The stringent performance requirements of eVTOL aircraft means degraded batteries could likely be resold and recycled into other industries, such as the automobile, boat or smart power grid sectors, which have less demanding power needs, says Drennan.
Automated flight controls
Bell is aiming to build an eVTOL that has fully autonomous flight controls. However, to initially gain public trust and US Federal Aviation Administration (FAA) certification the aircraft will have a pilot or “mission manager” onboard as backup.
Indeed, because eVTOL aircraft are so novel Bell is taking the liberty to rethink many aspects of the aircraft’s flight controls, including removing the helicopter’s traditional collective, cyclic and foot pedals.
“When you’re talking about fly-by-wire it just doesn’t make sense anymore to make people move their feet, move their hands and wiggle their ears all in unison to make this thing fly,” says Drennan. “A fly-by-wire aircraft can have control laws that can take into account intention [and] mission. And, if we integrate that in the right way we will take a great step right through the piloted piece to the autonomous.”
In its Future Flight Controls simulator Bell says it has studied how more than 6,000 participants, including professional helicopter pilots, but also a wide variety of amateurs, interact with different arrangements of digital flight controls.
For cost and safety reasons Bell is aiming to ultimately make its eVTOLs fully autonomous. In light of two recent Boeing 737 Max crashes caused by that airliner’s automated flight controls – the Maneuvering Characteristics Augmentation System – Bell is quick to explain its belief that designing an automated eVTOL from scratch is safer than adding automation to an aircraft not initially designed to be automated.
“By starting with the understanding that it’s going to be fully autonomous from the beginning you have a different mental starting point than when you iterate to something over time,” says Michael Thacker, Bell’s executive vice-president for technology and innovation.
The FAA has not formalised regulations for certificating eVTOL aircraft or rules for inner city autonomous flights. To help flush out operating procedures and flight rules, Bell was contracted last year by NASA to conduct flights using its Autonomous Pod Transport 70 cargo drone. The company is to conduct demonstrations in the Dallas-Fort Worth, Texas airspace in the summer of 2020.
The company also says it is ready to volunteer information to the FAA such as a detailed architecture of the Nexus 4EX’s propulsion and flight control systems, as well as its related safety analysis.

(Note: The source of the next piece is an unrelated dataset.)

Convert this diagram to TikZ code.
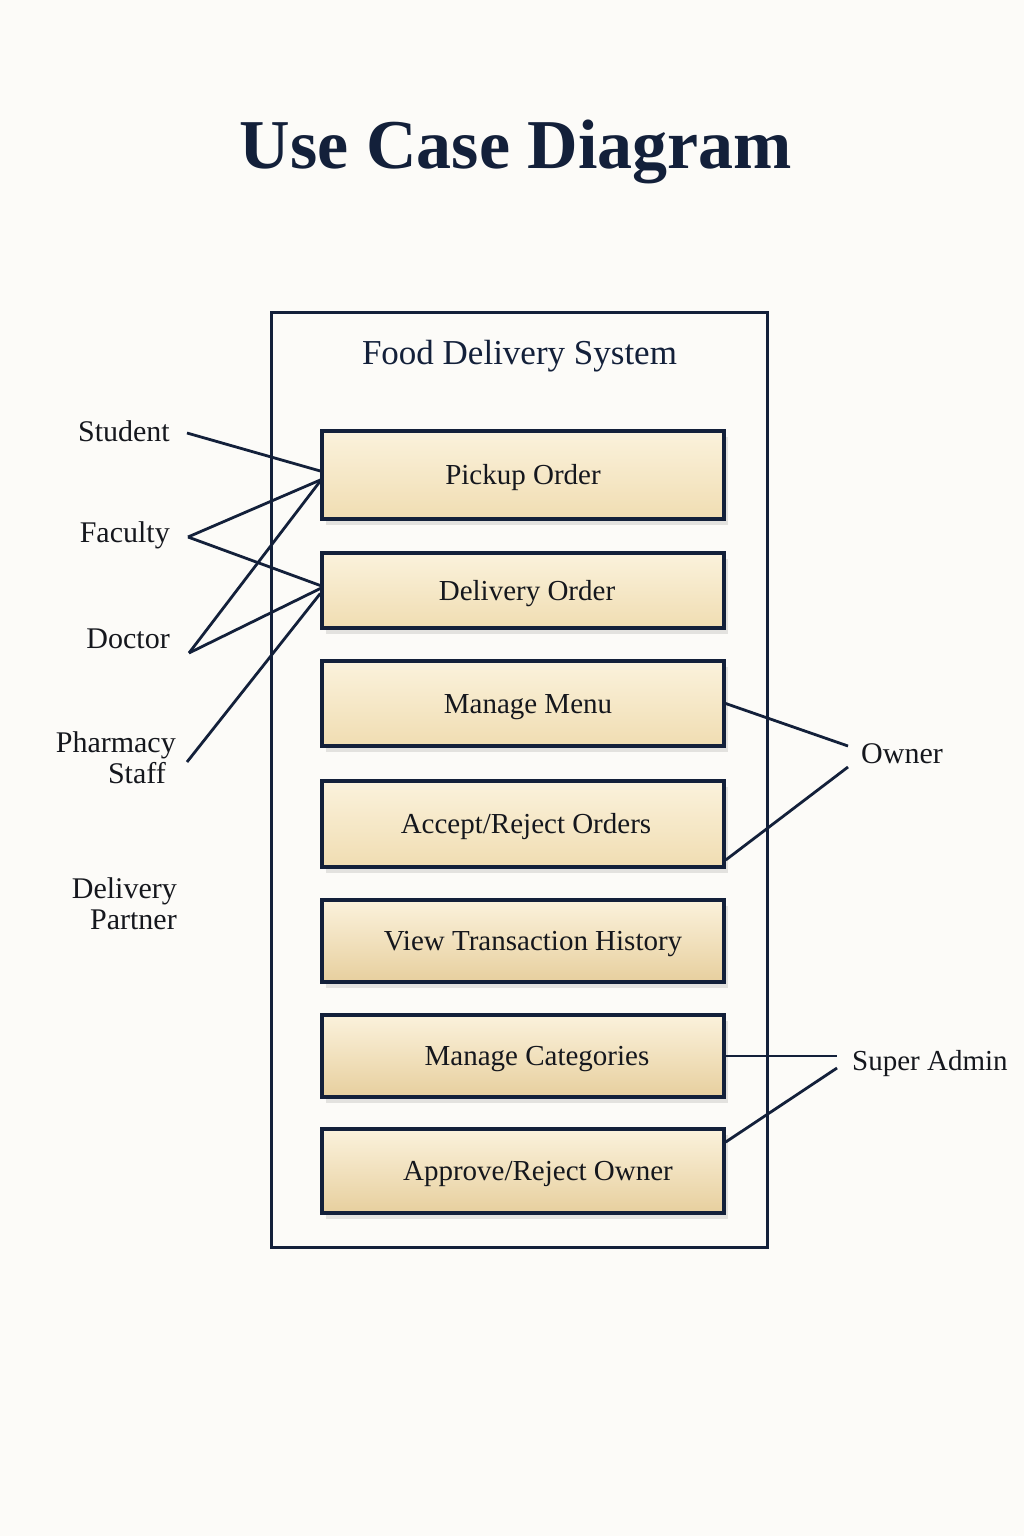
\documentclass[tikz,border=0pt]{standalone}
\usepackage{fontspec}
\setmainfont{Liberation Serif}
\usetikzlibrary{calc,shadows}
\definecolor{navy}{HTML}{13203A}
\definecolor{ink}{HTML}{15171D}
\definecolor{ctop}{HTML}{FBF2DC}
\definecolor{cbot}{HTML}{F0DDB2}
\definecolor{cbotd}{HTML}{E7CF9E}
\definecolor{bg}{HTML}{FCFBF8}
\begin{document}
\begin{tikzpicture}[x=1pt,y=-1pt,
  ucbox/.style={draw=navy, line width=3.4pt, minimum width=402pt, minimum height=#1pt,
    inner sep=0pt, top color=ctop, bottom color=cbot, text=ink,
    font=\fontsize{29}{32}\selectfont, text height=19pt, text depth=0pt,
    drop shadow={shadow xshift=4pt, shadow yshift=-6pt, opacity=0.14, fill=black!70}},
  darker/.style={bottom color=cbotd},
  tshift/.style={execute at begin node={\hspace*{#1pt}}},
  actor/.style={text=ink, font=\fontsize{30}{31}\selectfont, inner sep=0pt},
  conn/.style={draw=navy, line width=2.8pt},
  frame/.style={draw=navy, line width=3.2pt}
]
\fill[bg] (0,0) rectangle (1024,1536);
\useasboundingbox (0,0) rectangle (1024,1536);

% title
\node[anchor=base, text=navy, font=\fontsize{70}{80}\selectfont\bfseries, inner sep=0pt]
  (title) at (516,168) {Use Case Diagram};

% system boundary
\node[frame, minimum width=496pt, minimum height=935pt, inner sep=0pt, anchor=north west]
  (system) at (270,311) {};
\node[anchor=base, text=navy, font=\fontsize{35}{40}\selectfont, inner sep=0pt]
  (systitle) at (519.5,364) {Food Delivery System};

% use cases
\node[ucbox=88] (pickup)   at (523,475)   {Pickup Order};
\node[ucbox=75, tshift=8] (delivery) at (523,590.5) {Delivery Order};
\node[ucbox=85, tshift=10] (menu)     at (523,703.5) {Manage Menu};
\node[ucbox=86, tshift=6] (accept)   at (523,824)   {Accept/Reject Orders};
\node[ucbox=82, darker, tshift=20] (history)  at (523,941)   {View Transaction History};
\node[ucbox=82, darker, tshift=28] (categ)    at (523,1056)  {Manage Categories};
\node[ucbox=84, darker, tshift=30] (approve)  at (523,1171)  {Approve/Reject Owner};

% actors
\node[actor, anchor=base east] (student) at (170,441) {Student};
\node[actor, anchor=base east] (faculty) at (170,542) {Faculty};
\node[actor, anchor=base east] (doctor)  at (170,648) {Doctor};
\node[actor, anchor=east, align=right] (pharmacy) at (176,758) {Pharmacy\\Staff\hspace*{10pt}};
\node[actor, anchor=east, align=right] (dpartner) at (177,904) {Delivery\\Partner};
\node[actor, anchor=base west] (owner) at (861,763) {Owner};
\node[actor, anchor=base west, font=\fontsize{29}{31}\selectfont] (sadmin) at (852,1070) {Super Admin};

% connection points next to actor names
\coordinate (pStu) at (187,433);
\coordinate (pFac) at (188,537);
\coordinate (pDoc) at (189,653);
\coordinate (pPha) at (187,762);
\coordinate (pOw1) at (848,746);
\coordinate (pOw2) at (848,767);
\coordinate (pSa1) at (837,1056);
\coordinate (pSa2) at (837,1068);

% associations
\draw[conn] (pStu) -- ($(pickup.west)+(0,-4)$);
\draw[conn] (pFac) -- ($(pickup.west)+(0,5)$);
\draw[conn] (pFac) -- ($(delivery.west)+(0,-5)$);
\draw[conn] (pDoc) -- ($(pickup.west)+(0,6)$);
\draw[conn] (pDoc) -- ($(delivery.west)+(0,-2)$);
\draw[conn] (pPha) -- ($(delivery.west)+(0,3)$);
\draw[conn] (menu.east) -- (pOw1);
\draw[conn] ($(accept.east)+(0,36)$) -- (pOw2);
\draw[conn] (categ.east) -- (pSa1);
\draw[conn] ($(approve.east)+(0,-29)$) -- (pSa2);
\end{tikzpicture}
\end{document}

In addition to public and regulatory confidence in safety, Bell believes reducing the amount of noise produced by its eVTOLs will be crucial in getting people to accept hundreds or thousands of aircraft buzzing overhead. The company thinks that a decibel level in the high 70s or low 80s, about 15 decibels quieter than a traditional helicopter, should be its noise goal for the Nexus 4EX.
“Bell will strive for the lowest holistic noise considering not only loudness (decibels), but also tone, ambient noise and community noise tolerance,” says Drennan, noting that people in some cities may accept less sound than those in other regions. “Noise is too critically linked to performance and cost to set an arbitrary loudness level that doesn’t take all of these factors into account.”